> **COLLECTED DATA**
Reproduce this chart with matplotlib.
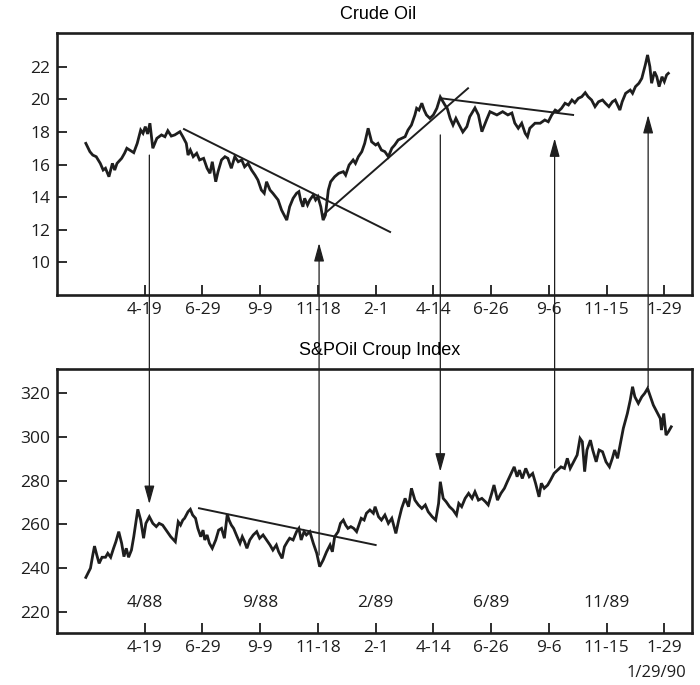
import matplotlib.pyplot as plt
from matplotlib.patches import ConnectionPatch

# x positions are in "tick units": 0 = 4-19 ... 9 = 1-29
tick_labels = ['4-19', '6-29', '9-9', '11-18', '2-1', '4-14', '6-26', '9-6', '11-15', '1-29']
tick_pos = list(range(10))

crude_x = [-1.02, -0.95, -0.90, -0.84, -0.77, -0.72, -0.68, -0.62, -0.56, -0.52,
           -0.48, -0.40, -0.35, -0.31, -0.26, -0.19, -0.13, -0.07, -0.03, 0.01,
           0.05, 0.09, 0.14, 0.21, 0.29, 0.35, 0.40, 0.46, 0.52, 0.61,
           0.66, 0.72, 0.75, 0.79, 0.84, 0.90, 0.95, 1.02, 1.08, 1.13,
           1.17, 1.23, 1.27, 1.33, 1.39, 1.44, 1.50, 1.56, 1.62, 1.68,
           1.73, 1.79, 1.85, 1.91, 1.96, 2.02, 2.07, 2.11, 2.17, 2.22,
           2.31, 2.37, 2.43, 2.46, 2.51, 2.57, 2.63, 2.67, 2.70, 2.74,
           2.77, 2.82, 2.86, 2.92, 2.96, 3.00, 3.05, 3.09, 3.13, 3.18,
           3.22, 3.29, 3.36, 3.44, 3.48, 3.54, 3.61, 3.65, 3.70, 3.76,
           3.81, 3.87, 3.93, 4.00, 4.04, 4.10, 4.16, 4.22, 4.28, 4.33,
           4.39, 4.45, 4.51, 4.56, 4.62, 4.68, 4.71, 4.75, 4.80, 4.84,
           4.88, 4.94, 5.00, 5.06, 5.12, 5.20, 5.24, 5.29, 5.34, 5.39,
           5.43, 5.51, 5.58, 5.63, 5.72, 5.78, 5.84, 5.92, 5.98, 6.10,
           6.20, 6.29, 6.36, 6.41, 6.47, 6.53, 6.59, 6.63, 6.67, 6.76,
           6.85, 6.93, 6.99, 7.05, 7.11, 7.16, 7.22, 7.28, 7.34, 7.40,
           7.45, 7.51, 7.57, 7.63, 7.68, 7.74, 7.80, 7.86, 7.93, 7.98,
           8.04, 8.10, 8.15, 8.19, 8.23, 8.27, 8.33, 8.41, 8.45, 8.50,
           8.56, 8.61, 8.67, 8.71, 8.75, 8.78, 8.83, 8.87, 8.91, 8.96,
           9.00, 9.04, 9.07]
crude_y = [17.30, 16.79, 16.58, 16.48, 16.07, 15.66, 15.77, 15.25, 16.07, 15.66,
           16.07, 16.38, 16.69, 17.00, 16.89, 16.73, 17.30, 18.12, 17.92, 18.33,
           17.88, 18.54, 17.00, 17.61, 17.82, 17.71, 18.08, 17.75, 17.82, 18.02,
           17.71, 17.30, 16.58, 16.89, 16.48, 16.69, 16.28, 16.38, 15.77, 15.46,
           16.17, 14.94, 15.56, 16.28, 16.48, 16.38, 15.77, 16.48, 16.17, 16.28,
           15.86, 16.07, 15.66, 15.35, 15.05, 14.43, 14.23, 14.94, 14.43, 14.23,
           13.82, 13.20, 12.79, 12.58, 13.40, 13.92, 14.23, 14.33, 13.82, 13.40,
           13.92, 13.51, 13.82, 14.12, 13.82, 14.02, 13.40, 12.58, 12.89, 14.43,
           14.94, 15.25, 15.46, 15.56, 15.35, 15.97, 16.28, 16.07, 16.48, 16.79,
           17.30, 18.23, 17.40, 17.20, 17.30, 16.89, 16.79, 16.48, 17.00, 17.20,
           17.51, 17.61, 17.71, 18.12, 18.43, 19.05, 19.46, 19.35, 19.77, 19.35,
           19.05, 18.84, 19.05, 19.46, 20.15, 19.66, 19.46, 18.84, 18.43, 18.84,
           18.55, 18.00, 18.33, 18.94, 19.48, 19.05, 18.02, 18.74, 19.25, 19.05,
           19.25, 19.05, 19.17, 18.55, 18.23, 18.54, 17.92, 17.71, 18.23, 18.54,
           18.54, 18.74, 18.63, 19.05, 19.35, 19.25, 19.46, 19.77, 19.66, 19.97,
           19.80, 20.07, 20.17, 20.42, 20.17, 19.97, 19.56, 19.86, 19.97, 19.77,
           19.56, 19.86, 19.97, 19.66, 19.35, 19.86, 20.38, 20.58, 20.38, 20.79,
           21.00, 21.30, 22.12, 22.74, 22.02, 21.00, 21.71, 21.40, 20.79, 21.40,
           21.10, 21.51, 21.61]

spoil_x = [-1.02, -0.94, -0.90, -0.87, -0.83, -0.79, -0.74, -0.68, -0.64, -0.59,
           -0.54, -0.50, -0.45, -0.40, -0.36, -0.32, -0.28, -0.23, -0.19, -0.12,
           -0.07, -0.02, 0.02, 0.08, 0.14, 0.20, 0.25, 0.31, 0.37, 0.45,
           0.53, 0.58, 0.62, 0.66, 0.69, 0.75, 0.79, 0.83, 0.88, 0.92,
           0.97, 1.01, 1.04, 1.08, 1.12, 1.17, 1.23, 1.28, 1.33, 1.38,
           1.43, 1.46, 1.50, 1.54, 1.60, 1.65, 1.69, 1.73, 1.77, 1.82,
           1.88, 1.94, 1.99, 2.05, 2.11, 2.17, 2.22, 2.28, 2.32, 2.38,
           2.42, 2.47, 2.51, 2.57, 2.63, 2.67, 2.71, 2.76, 2.80, 2.86,
           2.92, 2.98, 3.03, 3.09, 3.15, 3.21, 3.25, 3.29, 3.35, 3.39,
           3.44, 3.48, 3.52, 3.57, 3.62, 3.67, 3.71, 3.75, 3.80, 3.84,
           3.90, 3.96, 3.99, 4.05, 4.10, 4.16, 4.22, 4.28, 4.35, 4.40,
           4.45, 4.51, 4.57, 4.62, 4.68, 4.74, 4.80, 4.86, 4.91, 4.98,
           5.04, 5.09, 5.12, 5.17, 5.22, 5.28, 5.34, 5.40, 5.44, 5.49,
           5.55, 5.61, 5.67, 5.72, 5.78, 5.84, 5.90, 5.95, 6.01, 6.05,
           6.11, 6.17, 6.23, 6.28, 6.36, 6.40, 6.45, 6.49, 6.54, 6.60,
           6.66, 6.72, 6.77, 6.83, 6.87, 6.92, 6.98, 7.03, 7.09, 7.15,
           7.21, 7.27, 7.32, 7.37, 7.43, 7.49, 7.54, 7.58, 7.62, 7.66,
           7.72, 7.76, 7.82, 7.87, 7.93, 7.99, 8.05, 8.10, 8.14, 8.19,
           8.24, 8.29, 8.36, 8.41, 8.45, 8.49, 8.55, 8.61, 8.66, 8.71,
           8.76, 8.81, 8.87, 8.93, 8.95, 8.99, 9.03, 9.07, 9.12]
spoil_y = [235.8, 240.0, 246.0, 250.1, 246.0, 242.2, 245.0, 245.0, 246.8, 245.0,
           249.1, 252.1, 256.7, 251.4, 245.3, 249.1, 245.0, 248.3, 254.4, 266.9,
           262.0, 253.7, 260.5, 263.5, 260.5, 259.0, 260.5, 259.7, 257.4, 254.4,
           252.1, 261.2, 259.7, 262.0, 262.8, 265.8, 266.9, 264.3, 262.8, 258.2,
           254.4, 257.4, 252.9, 255.2, 251.4, 249.1, 252.9, 257.4, 258.2, 253.7,
           264.7, 262.0, 259.7, 258.2, 254.4, 251.4, 254.4, 252.1, 249.1, 252.9,
           255.2, 256.7, 253.7, 255.2, 252.9, 250.6, 248.3, 250.6, 247.5, 244.5,
           249.8, 252.1, 253.7, 252.9, 256.7, 258.2, 252.9, 256.7, 255.2, 256.7,
           251.4, 246.8, 240.7, 243.7, 247.5, 250.6, 247.5, 254.4, 256.7, 260.5,
           262.0, 259.7, 258.2, 259.0, 258.2, 256.7, 259.7, 262.8, 262.0, 265.1,
           266.6, 265.1, 268.1, 263.5, 262.0, 264.3, 260.5, 262.8, 255.9, 262.0,
           267.3, 271.9, 268.1, 276.5, 271.1, 268.9, 267.3, 268.9, 265.8, 263.5,
           262.0, 269.6, 279.5, 271.9, 270.4, 268.1, 266.6, 264.3, 269.6, 268.1,
           271.9, 274.2, 271.9, 274.9, 271.1, 271.9, 270.4, 268.9, 274.2, 278.0,
           271.1, 274.2, 276.5, 279.5, 284.1, 286.3, 281.8, 284.8, 281.0, 285.6,
           281.8, 283.3, 278.8, 272.6, 278.8, 276.5, 278.0, 280.3, 283.3, 284.8,
           286.3, 285.6, 290.2, 285.6, 288.6, 291.7, 299.3, 297.8, 284.1, 294.0,
           298.5, 294.0, 288.6, 294.0, 293.2, 288.6, 286.3, 290.2, 294.0, 290.2,
           297.0, 303.9, 310.7, 316.8, 322.9, 318.3, 315.3, 318.3, 319.9, 322.1,
           318.3, 314.5, 311.5, 308.4, 303.1, 310.7, 300.8, 302.3, 304.6]

period_labels = ['4/88', '9/88', '2/89', '6/89', '11/89']
period_pos = [0, 2, 4, 6, 8]

# trend lines ((x0, y0), (x1, y1))
crude_trends = [((0.68, 18.18), (4.25, 11.85)),
                ((3.09, 12.89), (5.60, 20.69)),
                ((5.14, 20.07), (7.42, 19.05))]
spoil_trends = [((0.94, 267.4), (4.00, 250.6))]

# arrows: x, y in crude panel, y in S&P panel, direction of head
arrows = [(0.08, 16.58, 269.3, 'down'),
          (3.02, 11.17, 246.0, 'up'),
          (5.12, 17.82, 284.1, 'down'),
          (7.10, 17.61, 285.8, 'up'),
          (8.72, 19.05, 322.9, 'up')]

ink = '#1e1e1e'
plt.rcParams['font.family'] = ['Open Sans', 'DejaVu Sans']

fig = plt.figure(figsize=(7.0, 6.85), dpi=100)
fig.patch.set_facecolor('white')
ax1 = fig.add_axes([0.0814, 0.5693, 0.9072, 0.3825])
ax2 = fig.add_axes([0.0814, 0.0759, 0.9072, 0.3854])

for ax in (ax1, ax2):
    ax.set_xlim(-1.52, 9.48)
    ax.set_xticks(tick_pos)
    ax.set_xticklabels(tick_labels)
    ax.tick_params(direction='in', length=7, width=1.3, colors=ink,
                   labelsize=12.5, pad=5)
    for sp in ax.spines.values():
        sp.set_linewidth(1.9)
        sp.set_color(ink)

ax1.set_ylim(7.97, 24.09)
ax1.set_yticks([10, 12, 14, 16, 18, 20, 22])
ax2.set_ylim(210.4, 331.0)
ax2.set_yticks([220, 240, 260, 280, 300, 320])

ax1.plot(crude_x, crude_y, color=ink, lw=2.0, solid_joinstyle='miter')
ax2.plot(spoil_x, spoil_y, color=ink, lw=2.0, solid_joinstyle='miter')

for (x0, y0), (x1, y1) in crude_trends:
    ax1.plot([x0, x1], [y0, y1], color=ink, lw=1.4)
for (x0, y0), (x1, y1) in spoil_trends:
    ax2.plot([x0, x1], [y0, y1], color=ink, lw=1.4)

for lab, p in zip(period_labels, period_pos):
    ax2.text(p, 224.0, lab, ha='center', va='center', fontsize=12.5, color=ink)

for x, yc, ys, d in arrows:
    if d == 'down':
        con = ConnectionPatch(xyA=(x, yc), coordsA=ax1.transData,
                              xyB=(x, ys), coordsB=ax2.transData)
    else:
        con = ConnectionPatch(xyA=(x, ys), coordsA=ax2.transData,
                              xyB=(x, yc), coordsB=ax1.transData)
    con.set_arrowstyle('-|>', head_length=0.8, head_width=0.22)
    con.set_mutation_scale(14)
    con.set_linewidth(0.9)
    con.set_color(ink)
    fig.add_artist(con)

fig.text(0.54, 0.979, 'Crude Oil', ha='center', va='center', fontsize=13,
         family='Liberation Sans', color='black')
fig.text(0.543, 0.489, 'S&POil Croup Index', ha='center', va='center', fontsize=13,
         family='Liberation Sans', color='black')
fig.text(0.98, 0.017, '1/29/90', ha='right', va='center', fontsize=12, color=ink)

fig.savefig('out.png', dpi=100)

> **STATED GOAL**
Transcribe the opening line of the listing above, please, and every line after it through the line with "tick_pos = list(range(10))", word for word, without pictures.

> **RESULT OF THE TASK**
Reproduce this chart with matplotlib.
import matplotlib.pyplot as plt
from matplotlib.patches import ConnectionPatch

# x positions are in "tick units": 0 = 4-19 ... 9 = 1-29
tick_labels = ['4-19', '6-29', '9-9', '11-18', '2-1', '4-14', '6-26', '9-6', '11-15', '1-29']
tick_pos = list(range(10))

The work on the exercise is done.